Integrating And Healing Your Past Life Selves
When we start to integrate a pair of opposing life stories, either by reviewing them in the bardo or by reflecting on them over time, we begin a major spiritual work. By bringing to consciousness that part of the soul that lays unfinished in your previous life or death, we infuse it with fresh energy, so we can embrace life with a newer and wiser perspective. A wounded part of the soul is healed; a lost, prodigal part is found. As our practice of past life remembering progresses, we may discover different levels of understanding at different stages of the journey. The work can extend over many years, becoming what Jung called the opus magnum, the true alchemical transformation of the soul.
On an energetic level, if we can get deeply in touch with emotions and sensations that arise when we remember our past lives, we can also bring the emotional and physical energies within the subtle body back into balance. By working consciously on scars from past life wounds, and by unfreezing memories locked in fearful places in our present bodies, we can promote the release of strong “streams” of energy in our subtle bodies. Chronic areas of stiffness my dissolve as we let go of physical and emotional burdens we have been carrying from past lives, no longer relevant to our current life. Blocked libido may begin to flow naturally again as we let go of old bitterness and resentment that has been blocking our ability to give ourselves freely and passionately to another—the result of betrayal or abuse in a previous life.
On a psychological level, equally important healing takes place when we recognize the patterns of self-blame, self-limitation, vengeance, shame, or self-criticism we have been harboring from our past life stories. We come to see these patterns as bitter but deeply human reactions from painful past lives—lives where we did appalling things, made shameful decisions, or wretchedly failed our fellow beings. When we face these stories honestly and openly, seeing them in the human context in which they arose, then we can entertain them compassionately and let them go. We recognize that our past lives are precisely that: past. And we find that we have it in us not only to forgive others, but ultimately to forgive our (other) selves.

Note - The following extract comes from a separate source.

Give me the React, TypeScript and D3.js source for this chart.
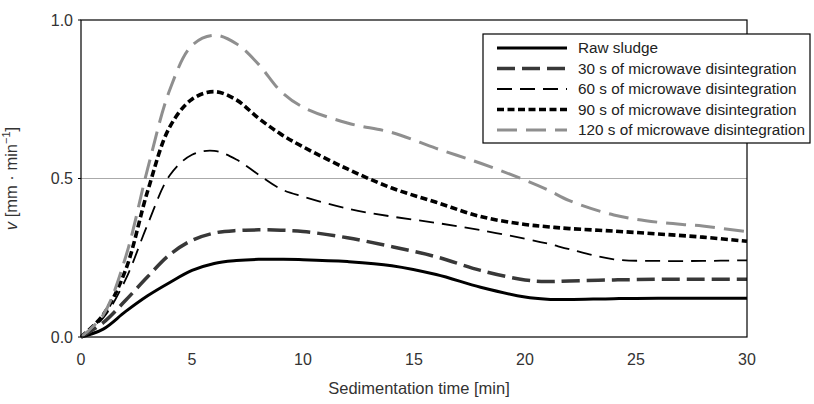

When we rework memories of dying in previous lives, we have a second chance to erase that psychic residue from the karmic slate. Sogyal Rinpoche teaches that birth and death are cyclical process, all part of the endless transformations of Universal Mind. Once we understand this—and once we remember our soul’s past “intensely and comprehensively,” in Shelley’s words—we can start to let the ever-flowing river of being wash away the negative accretions of our lower, self-ridden nature. Through this process of purification, our energy fields become lighter, less dense, as we shed the karmic residues and psychic debris we have carried for lifetimes.
The great teachers tell us, too, that if we can relinquish our attachment to the whole business of personality—in this life and across many lives—our ego will eventually be stripped of all its paralyzing obsessions and delusions. Such a practice of “self-naughting,” the mystics say, marks the beginning of the soul’s ultimate journey to know the Divine. Then we come to see that all these characters, all these stories that we carry from our past lives, are nothing more than the masks of the soul, cast away when the drama ends. When we see this, we are ready to do as Rumi says:
Renounce all the faces in your heart,
So that the face without the face may come to you.